* [TASK INSTRUCTIONS]:
Return the material exactly as supplied, apart from the pictures, which are omitted.
** BEGIN DATA EXCERPT **
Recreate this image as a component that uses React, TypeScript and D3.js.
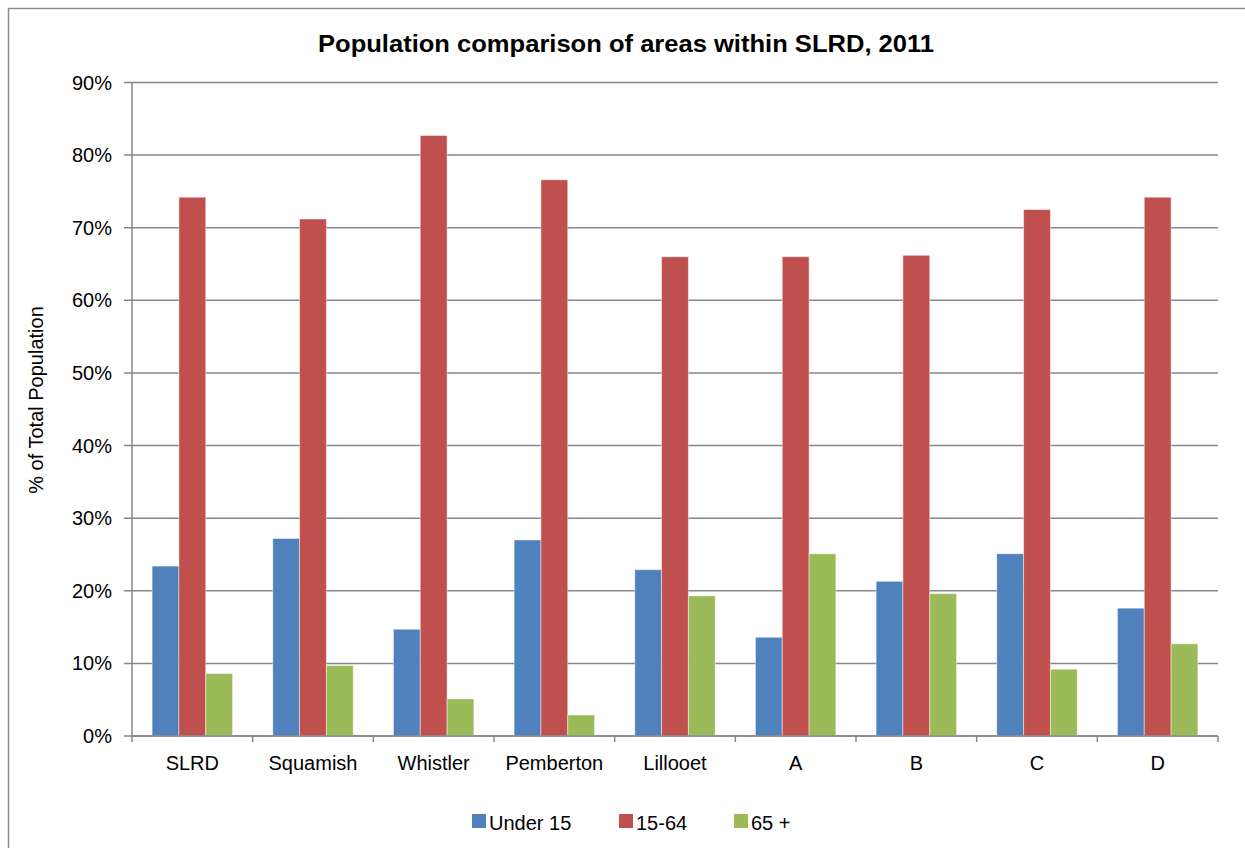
import React from "react";
import * as d3 from "d3";

const categories = ["SLRD", "Squamish", "Whistler", "Pemberton", "Lillooet", "A", "B", "C", "D"];
const seriesNames = ["Under 15", "15-64", "65 +"];
const under15 = [23.4, 27.2, 14.7, 27.0, 22.9, 13.6, 21.3, 25.1, 17.6];
const age15to64 = [74.2, 71.2, 82.7, 76.6, 66.0, 66.0, 66.2, 72.5, 74.2];
const over65 = [8.6, 9.7, 5.1, 2.9, 19.3, 25.1, 19.6, 9.2, 12.7];
const yTicks = [0, 10, 20, 30, 40, 50, 60, 70, 80, 90];
const colors = ["#4F81BD", "#C0504D", "#9BBB59"];

const W = 1245;
const H = 848;
const plot = { left: 132, right: 1218, top: 82.5, bottom: 736 };
const FONT = "'Liberation Sans', Arial, sans-serif";
const GRID = "#878787";

export default function App() {
  const values = [under15, age15to64, over65];
  const x = d3
    .scaleBand<string>()
    .domain(categories)
    .range([plot.left, plot.right])
    .paddingInner(1 / 3)
    .paddingOuter(1 / 6);
  const xs = d3.scaleBand<string>().domain(seriesNames).range([0, x.bandwidth()]);
  const y = d3.scaleLinear().domain([0, 90]).range([plot.bottom, plot.top]);
  const step = x.step();
  const boundaries = d3.range(categories.length + 1).map((i) => plot.left + i * step);

  return (
    <svg
      width={W}
      height={H}
      style={{ position: "absolute", left: 0, top: 0, background: "#fff" }}
      fontFamily={FONT}
    >
      <rect x={8.5} y={8.5} width={W + 20} height={H + 20} fill="#fff" stroke="#8c8c8c" strokeWidth={1.5} />

      <text
        x={626}
        y={52}
        textAnchor="middle"
        fontSize={24}
        fontWeight="bold"
        fill="#000"
        textLength={616}
        lengthAdjust="spacingAndGlyphs"
      >
        Population comparison of areas within SLRD, 2011
      </text>

      {/* gridlines */}
      {yTicks.map((t) => (
        <line key={"g" + t} x1={plot.left - 8} x2={plot.right} y1={y(t)} y2={y(t)} stroke={GRID} strokeWidth={1.5} />
      ))}
      {yTicks.map((t) => (
        <text key={"yl" + t} x={112} y={y(t)} dy="0.35em" textAnchor="end" fontSize={20} fill="#000">
          {t}%
        </text>
      ))}

      {/* bars */}
      {seriesNames.map((s, si) =>
        categories.map((c, ci) => (
          <rect
            key={s + c}
            x={(x(c) as number) + (xs(s) as number)}
            y={y(values[si][ci])}
            width={xs.bandwidth()}
            height={plot.bottom - y(values[si][ci])}
            fill={colors[si]}
            stroke="rgba(255,255,255,0.45)"
            strokeWidth={1}
          />
        ))
      )}

      {/* axes */}
      <line x1={plot.left} x2={plot.left} y1={plot.top} y2={plot.bottom} stroke={GRID} strokeWidth={1.5} />
      <line x1={plot.left} x2={plot.right} y1={plot.bottom} y2={plot.bottom} stroke={GRID} strokeWidth={1.5} />
      {boundaries.map((bx, i) => (
        <line key={"xt" + i} x1={bx} x2={bx} y1={plot.bottom} y2={plot.bottom + 6} stroke={GRID} strokeWidth={1.5} />
      ))}
      {categories.map((c) => (
        <text
          key={"xl" + c}
          x={(x(c) as number) + x.bandwidth() / 2}
          y={770}
          textAnchor="middle"
          fontSize={20}
          fill="#000"
        >
          {c}
        </text>
      ))}

      <text transform="translate(43,400) rotate(-90)" textAnchor="middle" fontSize={20} fill="#000">
        % of Total Population
      </text>

      {/* legend */}
      {[
        { x: 472, tx: 489 },
        { x: 619, tx: 636 },
        { x: 734, tx: 751 },
      ].map((l, i) => (
        <g key={"lg" + i}>
          <rect x={l.x} y={814} width={14} height={14} fill={colors[i]} />
          <text x={l.tx} y={830} fontSize={20} fill="#000">
            {seriesNames[i]}
          </text>
        </g>
      ))}
    </svg>
  );
}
** END DATA EXCERPT **
* [RESULT]:
Recreate this image as a component that uses React, TypeScript and D3.js.
import React from "react";
import * as d3 from "d3";

const categories = ["SLRD", "Squamish", "Whistler", "Pemberton", "Lillooet", "A", "B", "C", "D"];
const seriesNames = ["Under 15", "15-64", "65 +"];
const under15 = [23.4, 27.2, 14.7, 27.0, 22.9, 13.6, 21.3, 25.1, 17.6];
const age15to64 = [74.2, 71.2, 82.7, 76.6, 66.0, 66.0, 66.2, 72.5, 74.2];
const over65 = [8.6, 9.7, 5.1, 2.9, 19.3, 25.1, 19.6, 9.2, 12.7];
const yTicks = [0, 10, 20, 30, 40, 50, 60, 70, 80, 90];
const colors = ["#4F81BD", "#C0504D", "#9BBB59"];

const W = 1245;
const H = 848;
const plot = { left: 132, right: 1218, top: 82.5, bottom: 736 };
const FONT = "'Liberation Sans', Arial, sans-serif";
const GRID = "#878787";

export default function App() {
  const values = [under15, age15to64, over65];
  const x = d3
    .scaleBand<string>()
    .domain(categories)
    .range([plot.left, plot.right])
    .paddingInner(1 / 3)
    .paddingOuter(1 / 6);
  const xs = d3.scaleBand<string>().domain(seriesNames).range([0, x.bandwidth()]);
  const y = d3.scaleLinear().domain([0, 90]).range([plot.bottom, plot.top]);
  const step = x.step();
  const boundaries = d3.range(categories.length + 1).map((i) => plot.left + i * step);

  return (
    <svg
      width={W}
      height={H}
      style={{ position: "absolute", left: 0, top: 0, background: "#fff" }}
      fontFamily={FONT}
    >
      <rect x={8.5} y={8.5} width={W + 20} height={H + 20} fill="#fff" stroke="#8c8c8c" strokeWidth={1.5} />

      <text
        x={626}
        y={52}
        textAnchor="middle"
        fontSize={24}
        fontWeight="bold"
        fill="#000"
        textLength={616}
        lengthAdjust="spacingAndGlyphs"
      >
        Population comparison of areas within SLRD, 2011
      </text>

      {/* gridlines */}
      {yTicks.map((t) => (
        <line key={"g" + t} x1={plot.left - 8} x2={plot.right} y1={y(t)} y2={y(t)} stroke={GRID} strokeWidth={1.5} />
      ))}
      {yTicks.map((t) => (
        <text key={"yl" + t} x={112} y={y(t)} dy="0.35em" textAnchor="end" fontSize={20} fill="#000">
          {t}%
        </text>
      ))}

      {/* bars */}
      {seriesNames.map((s, si) =>
        categories.map((c, ci) => (
          <rect
            key={s + c}
            x={(x(c) as number) + (xs(s) as number)}
            y={y(values[si][ci])}
            width={xs.bandwidth()}
            height={plot.bottom - y(values[si][ci])}
            fill={colors[si]}
            stroke="rgba(255,255,255,0.45)"
            strokeWidth={1}
          />
        ))
      )}

      {/* axes */}
      <line x1={plot.left} x2={plot.left} y1={plot.top} y2={plot.bottom} stroke={GRID} strokeWidth={1.5} />
      <line x1={plot.left} x2={plot.right} y1={plot.bottom} y2={plot.bottom} stroke={GRID} strokeWidth={1.5} />
      {boundaries.map((bx, i) => (
        <line key={"xt" + i} x1={bx} x2={bx} y1={plot.bottom} y2={plot.bottom + 6} stroke={GRID} strokeWidth={1.5} />
      ))}
      {categories.map((c) => (
        <text
          key={"xl" + c}
          x={(x(c) as number) + x.bandwidth() / 2}
          y={770}
          textAnchor="middle"
          fontSize={20}
          fill="#000"
        >
          {c}
        </text>
      ))}

      <text transform="translate(43,400) rotate(-90)" textAnchor="middle" fontSize={20} fill="#000">
        % of Total Population
      </text>

      {/* legend */}
      {[
        { x: 472, tx: 489 },
        { x: 619, tx: 636 },
        { x: 734, tx: 751 },
      ].map((l, i) => (
        <g key={"lg" + i}>
          <rect x={l.x} y={814} width={14} height={14} fill={colors[i]} />
          <text x={l.tx} y={830} fontSize={20} fill="#000">
            {seriesNames[i]}
          </text>
        </g>
      ))}
    </svg>
  );
}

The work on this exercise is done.